Problem details: Omit every picture, then give all the entries again exactly.

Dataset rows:
--------

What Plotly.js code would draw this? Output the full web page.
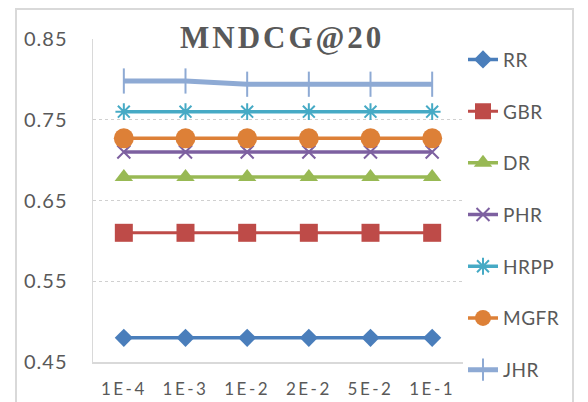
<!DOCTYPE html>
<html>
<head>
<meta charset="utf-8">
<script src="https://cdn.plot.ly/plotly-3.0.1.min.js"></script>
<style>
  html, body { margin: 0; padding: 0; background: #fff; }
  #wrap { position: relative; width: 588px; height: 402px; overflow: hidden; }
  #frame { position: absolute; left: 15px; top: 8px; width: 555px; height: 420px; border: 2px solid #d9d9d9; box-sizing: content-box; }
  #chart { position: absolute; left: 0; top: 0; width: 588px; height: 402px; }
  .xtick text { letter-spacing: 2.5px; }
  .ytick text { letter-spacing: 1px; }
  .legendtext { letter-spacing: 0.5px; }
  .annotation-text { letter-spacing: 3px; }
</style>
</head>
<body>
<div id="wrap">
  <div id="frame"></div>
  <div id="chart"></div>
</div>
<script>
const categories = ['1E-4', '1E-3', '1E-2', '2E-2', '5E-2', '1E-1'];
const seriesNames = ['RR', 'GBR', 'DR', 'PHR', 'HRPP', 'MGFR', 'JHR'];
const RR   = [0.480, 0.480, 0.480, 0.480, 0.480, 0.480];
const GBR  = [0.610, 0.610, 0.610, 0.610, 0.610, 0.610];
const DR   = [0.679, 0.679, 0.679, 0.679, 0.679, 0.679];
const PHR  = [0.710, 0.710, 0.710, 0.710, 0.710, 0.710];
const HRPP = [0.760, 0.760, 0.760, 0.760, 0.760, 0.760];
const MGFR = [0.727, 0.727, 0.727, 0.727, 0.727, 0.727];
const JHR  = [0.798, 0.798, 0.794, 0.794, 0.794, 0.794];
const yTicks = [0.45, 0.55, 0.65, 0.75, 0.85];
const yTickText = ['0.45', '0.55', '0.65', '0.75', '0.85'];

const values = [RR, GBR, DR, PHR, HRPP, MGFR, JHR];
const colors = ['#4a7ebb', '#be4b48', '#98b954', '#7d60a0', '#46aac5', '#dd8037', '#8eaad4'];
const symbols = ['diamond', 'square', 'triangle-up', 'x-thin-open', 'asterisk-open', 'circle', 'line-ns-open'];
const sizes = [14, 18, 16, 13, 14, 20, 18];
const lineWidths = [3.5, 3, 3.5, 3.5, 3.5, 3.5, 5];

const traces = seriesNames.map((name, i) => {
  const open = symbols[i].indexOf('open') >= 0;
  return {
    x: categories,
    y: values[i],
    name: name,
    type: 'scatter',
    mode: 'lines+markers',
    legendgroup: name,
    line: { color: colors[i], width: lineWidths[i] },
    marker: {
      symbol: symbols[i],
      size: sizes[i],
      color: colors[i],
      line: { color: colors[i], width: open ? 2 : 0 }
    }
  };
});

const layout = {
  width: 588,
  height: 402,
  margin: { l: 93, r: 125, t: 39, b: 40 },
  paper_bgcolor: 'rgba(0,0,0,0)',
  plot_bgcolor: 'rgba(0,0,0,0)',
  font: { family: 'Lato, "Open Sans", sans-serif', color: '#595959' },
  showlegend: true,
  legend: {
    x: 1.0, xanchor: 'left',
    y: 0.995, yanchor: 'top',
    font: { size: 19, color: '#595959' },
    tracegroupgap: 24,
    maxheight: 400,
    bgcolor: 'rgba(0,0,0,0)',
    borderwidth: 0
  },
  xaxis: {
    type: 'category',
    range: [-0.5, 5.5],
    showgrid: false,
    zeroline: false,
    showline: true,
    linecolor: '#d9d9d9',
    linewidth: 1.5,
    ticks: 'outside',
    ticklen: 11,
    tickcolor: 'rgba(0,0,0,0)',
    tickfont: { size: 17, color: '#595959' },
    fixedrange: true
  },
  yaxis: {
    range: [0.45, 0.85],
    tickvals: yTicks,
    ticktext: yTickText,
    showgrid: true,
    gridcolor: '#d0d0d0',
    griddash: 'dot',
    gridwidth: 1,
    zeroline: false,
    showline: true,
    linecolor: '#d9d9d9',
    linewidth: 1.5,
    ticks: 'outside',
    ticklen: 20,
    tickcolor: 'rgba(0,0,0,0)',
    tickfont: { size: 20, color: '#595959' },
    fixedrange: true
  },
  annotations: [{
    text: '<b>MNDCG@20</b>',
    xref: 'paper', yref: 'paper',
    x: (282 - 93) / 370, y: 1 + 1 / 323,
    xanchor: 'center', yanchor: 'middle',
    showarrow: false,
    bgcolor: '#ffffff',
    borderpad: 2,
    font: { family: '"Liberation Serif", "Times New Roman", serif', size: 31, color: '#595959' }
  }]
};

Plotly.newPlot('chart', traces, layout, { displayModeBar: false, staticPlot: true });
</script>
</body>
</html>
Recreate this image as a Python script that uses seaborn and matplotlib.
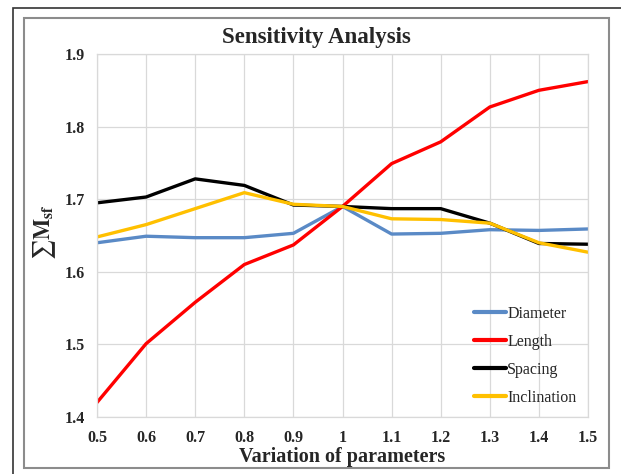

--------

Correct answer:
What Plotly.js code would draw this? Output the full web page.
<!DOCTYPE html>
<html>
<head>
<meta charset="utf-8">
<script src="https://cdn.plot.ly/plotly-3.0.1.min.js"></script>
<style>
  html, body { margin: 0; padding: 0; background: #fff; }
  #wrap { position: relative; width: 588px; height: 402px; overflow: hidden; }
  #frame { position: absolute; left: 15px; top: 8px; width: 555px; height: 420px; border: 2px solid #d9d9d9; box-sizing: content-box; }
  #chart { position: absolute; left: 0; top: 0; width: 588px; height: 402px; }
  .xtick text { letter-spacing: 2.5px; }
  .ytick text { letter-spacing: 1px; }
  .legendtext { letter-spacing: 0.5px; }
  .annotation-text { letter-spacing: 3px; }
</style>
</head>
<body>
<div id="wrap">
  <div id="frame"></div>
  <div id="chart"></div>
</div>
<script>
const categories = ['1E-4', '1E-3', '1E-2', '2E-2', '5E-2', '1E-1'];
const seriesNames = ['RR', 'GBR', 'DR', 'PHR', 'HRPP', 'MGFR', 'JHR'];
const RR   = [0.480, 0.480, 0.480, 0.480, 0.480, 0.480];
const GBR  = [0.610, 0.610, 0.610, 0.610, 0.610, 0.610];
const DR   = [0.679, 0.679, 0.679, 0.679, 0.679, 0.679];
const PHR  = [0.710, 0.710, 0.710, 0.710, 0.710, 0.710];
const HRPP = [0.760, 0.760, 0.760, 0.760, 0.760, 0.760];
const MGFR = [0.727, 0.727, 0.727, 0.727, 0.727, 0.727];
const JHR  = [0.798, 0.798, 0.794, 0.794, 0.794, 0.794];
const yTicks = [0.45, 0.55, 0.65, 0.75, 0.85];
const yTickText = ['0.45', '0.55', '0.65', '0.75', '0.85'];

const values = [RR, GBR, DR, PHR, HRPP, MGFR, JHR];
const colors = ['#4a7ebb', '#be4b48', '#98b954', '#7d60a0', '#46aac5', '#dd8037', '#8eaad4'];
const symbols = ['diamond', 'square', 'triangle-up', 'x-thin-open', 'asterisk-open', 'circle', 'line-ns-open'];
const sizes = [14, 18, 16, 13, 14, 20, 18];
const lineWidths = [3.5, 3, 3.5, 3.5, 3.5, 3.5, 5];

const traces = seriesNames.map((name, i) => {
  const open = symbols[i].indexOf('open') >= 0;
  return {
    x: categories,
    y: values[i],
    name: name,
    type: 'scatter',
    mode: 'lines+markers',
    legendgroup: name,
    line: { color: colors[i], width: lineWidths[i] },
    marker: {
      symbol: symbols[i],
      size: sizes[i],
      color: colors[i],
      line: { color: colors[i], width: open ? 2 : 0 }
    }
  };
});

const layout = {
  width: 588,
  height: 402,
  margin: { l: 93, r: 125, t: 39, b: 40 },
  paper_bgcolor: 'rgba(0,0,0,0)',
  plot_bgcolor: 'rgba(0,0,0,0)',
  font: { family: 'Lato, "Open Sans", sans-serif', color: '#595959' },
  showlegend: true,
  legend: {
    x: 1.0, xanchor: 'left',
    y: 0.995, yanchor: 'top',
    font: { size: 19, color: '#595959' },
    tracegroupgap: 24,
    maxheight: 400,
    bgcolor: 'rgba(0,0,0,0)',
    borderwidth: 0
  },
  xaxis: {
    type: 'category',
    range: [-0.5, 5.5],
    showgrid: false,
    zeroline: false,
    showline: true,
    linecolor: '#d9d9d9',
    linewidth: 1.5,
    ticks: 'outside',
    ticklen: 11,
    tickcolor: 'rgba(0,0,0,0)',
    tickfont: { size: 17, color: '#595959' },
    fixedrange: true
  },
  yaxis: {
    range: [0.45, 0.85],
    tickvals: yTicks,
    ticktext: yTickText,
    showgrid: true,
    gridcolor: '#d0d0d0',
    griddash: 'dot',
    gridwidth: 1,
    zeroline: false,
    showline: true,
    linecolor: '#d9d9d9',
    linewidth: 1.5,
    ticks: 'outside',
    ticklen: 20,
    tickcolor: 'rgba(0,0,0,0)',
    tickfont: { size: 20, color: '#595959' },
    fixedrange: true
  },
  annotations: [{
    text: '<b>MNDCG@20</b>',
    xref: 'paper', yref: 'paper',
    x: (282 - 93) / 370, y: 1 + 1 / 323,
    xanchor: 'center', yanchor: 'middle',
    showarrow: false,
    bgcolor: '#ffffff',
    borderpad: 2,
    font: { family: '"Liberation Serif", "Times New Roman", serif', size: 31, color: '#595959' }
  }]
};

Plotly.newPlot('chart', traces, layout, { displayModeBar: false, staticPlot: true });
</script>
</body>
</html>
Recreate this image as a Python script that uses seaborn and matplotlib.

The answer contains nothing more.